The secret lies in the ouroboric and harmonious way (based on the circle of fifths) in which the transpositions are performed, the theme consumes itself and gives birth to itself in saecula saeculorum.
Silence, the introductory theme returns in a more light mood where the cadences manage to sound major, the theme progresses towards the low notes, yet it remains hazy by lack of obvious tonal center, abandoning the diatonic and slowly immersing the listener deeper in the chromatic atmosphere of conflicting moods, which was Wagner’s aim with this opera. In his own words, the music would resemble:
cloud-layers that keep separating and combining again
and the play is ready to start. Probably the most mature, lean and reserved creation of Wagner.
Fun fact, this opera is a symbol of the breaking of the friendship between Wagner and Nietzsche, through what Nietzsche interpreted as the decadent and Christian message of Parsifal. On the other hand, as mentioned in the quotes above, Nietzsche acknowledged the power of the poison of this music owed to its sublime beauty. Also, Wagner had some unconventional views on religion, and possibly this work is a parable of a noble warrior’s initiation. But this can be a subject of another article.

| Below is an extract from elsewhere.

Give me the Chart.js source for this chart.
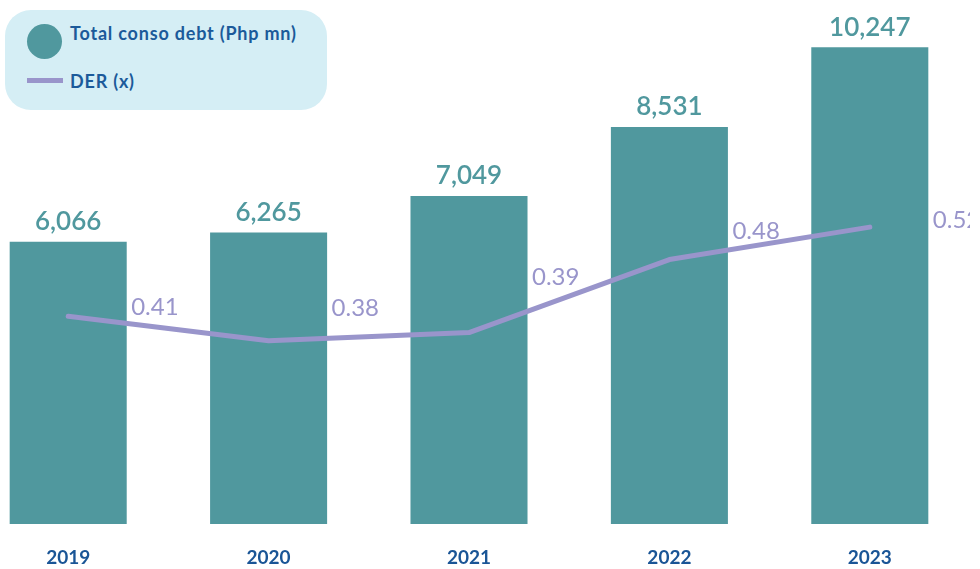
<!doctype html>
<html>

<head>
	<title>Total conso debt and DER</title>
	<script src="https://cdn.jsdelivr.net/npm/chart.js@4.4.1/dist/chart.umd.min.js"></script>
	<style>
		html, body {
			margin: 0;
			padding: 0;
			background: #fff;
			overflow: hidden;
		}
		#wrap {
			position: relative;
			width: 980px;
			height: 569px;
			overflow: hidden;
		}
		#chart {
			position: absolute;
			left: -32px;
			top: 0;
		}
		#legend {
			position: absolute;
			left: 5px;
			top: 10px;
			width: 322px;
			height: 100px;
			background: #d5eef5;
			border-radius: 26px;
			font-family: Lato, "Open Sans", sans-serif;
			font-weight: 700;
			font-size: 18px;
			letter-spacing: 0.8px;
			color: #1b5a9a;
		}
		.legend-key, .legend-text {
			position: absolute;
			display: block;
		}
		.legend-text {
			left: 65px;
			line-height: 20px;
			white-space: nowrap;
		}
	</style>
</head>

<body>
	<div id="wrap">
		<canvas id="chart" width="1002" height="592"></canvas>
		<div id="legend"></div>
	</div>
	<script>
		var years = ['2019', '2020', '2021', '2022', '2023'];
		var debt = [6066, 6265, 7049, 8531, 10247];
		var der = [0.41, 0.38, 0.39, 0.48, 0.52];

		var tealColor = '#50989e';
		var purpleColor = '#9995cb';

		// where each DER label sits relative to its point
		var derLabelDy = [-9, -32, -55, -28, -7];

		var valueLabels = {
			id: 'valueLabels',
			afterDatasetsDraw: function(chart) {
				var ctx = chart.ctx;
				ctx.save();

				// bar values
				var bars = chart.getDatasetMeta(0).data;
				ctx.fillStyle = tealColor;
				ctx.font = '600 26px Lato';
				ctx.textAlign = 'center';
				ctx.textBaseline = 'middle';
				bars.forEach(function(bar, i) {
					ctx.fillText(debt[i].toLocaleString('en-US'), bar.x, bar.y - 20);
				});

				// DER values
				var points = chart.getDatasetMeta(1).data;
				ctx.fillStyle = purpleColor;
				ctx.font = '400 24px Lato';
				ctx.textAlign = 'left';
				points.forEach(function(pt, i) {
					ctx.fillText(der[i].toFixed(2), pt.x + 63, pt.y + derLabelDy[i]);
				});
				ctx.restore();
			}
		};

		var buildLegend = function(chart) {
			var legendEl = document.getElementById('legend');
			var html = '';
			chart.data.datasets.forEach(function(ds) {
				if (ds.type === 'line') {
					html += '<span class="legend-key" style="left:22px;top:68px;width:36px;height:5px;background:' + ds.borderColor + '"></span>';
					html += '<span class="legend-text" style="top:61px">' + ds.label + '</span>';
				} else {
					html += '<span class="legend-key" style="left:22px;top:14px;width:35px;height:35px;border-radius:50%;background:' + ds.backgroundColor + '"></span>';
					html += '<span class="legend-text" style="top:13px">' + ds.label + '</span>';
				}
			});
			legendEl.innerHTML = html;
		};

		window.onload = function() {
			var chartEl = document.getElementById('chart');
			window.myChart = new Chart(chartEl, {
				data: {
					labels: years,
					datasets: [{
						type: 'bar',
						label: 'Total conso debt (Php mn)',
						data: debt,
						backgroundColor: tealColor,
						categoryPercentage: 1,
						barPercentage: 0.584,
						yAxisID: 'y',
						order: 2
					}, {
						type: 'line',
						label: 'DER (x)',
						data: der,
						borderColor: purpleColor,
						backgroundColor: purpleColor,
						borderWidth: 5,
						borderCapStyle: 'round',
						borderJoinStyle: 'round',
						pointRadius: 0,
						tension: 0,
						yAxisID: 'y2',
						order: 1
					}]
				},
				options: {
					responsive: false,
					animation: false,
					layout: {
						padding: 0
					},
					plugins: {
						legend: { display: false },
						tooltip: { enabled: false }
					},
					scales: {
						x: {
							grid: { display: false, drawTicks: false },
							border: { display: false },
							ticks: {
								color: '#1a5596',
								font: { family: 'Lato', size: 19, weight: 'bold' },
								padding: 22.6
							}
						},
						y: {
							display: false,
							min: 0,
							max: 11260
						},
						y2: {
							display: false,
							min: 0.154,
							max: 0.80
						}
					}
				},
				plugins: [valueLabels]
			});
			buildLegend(window.myChart);
		};
	</script>
</body>

</html>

A final word to aspiring musicians: if you want to rise above, don’t be afraid to change key, use abrupt silences and premature crescendos. This will make your songs more interesting, since metal and romantic music tend to exhibit modulations to remote keys which are far from the tonic. Modulation will also grant you compositional freedom, rather than sodomizing poor E5 for 5 minutes. Just bear in mind that modulations should always serve the piece. Sadly, most metal today is a mimicry of the past or of the dissonant/post present. Just break the competition and write something meaningful, based on three or four not so different moods/riffs, such as quest and mystery, awe and reverence; imitate classical.
After all, if Wagner was alive today, he would be playing in a metal band.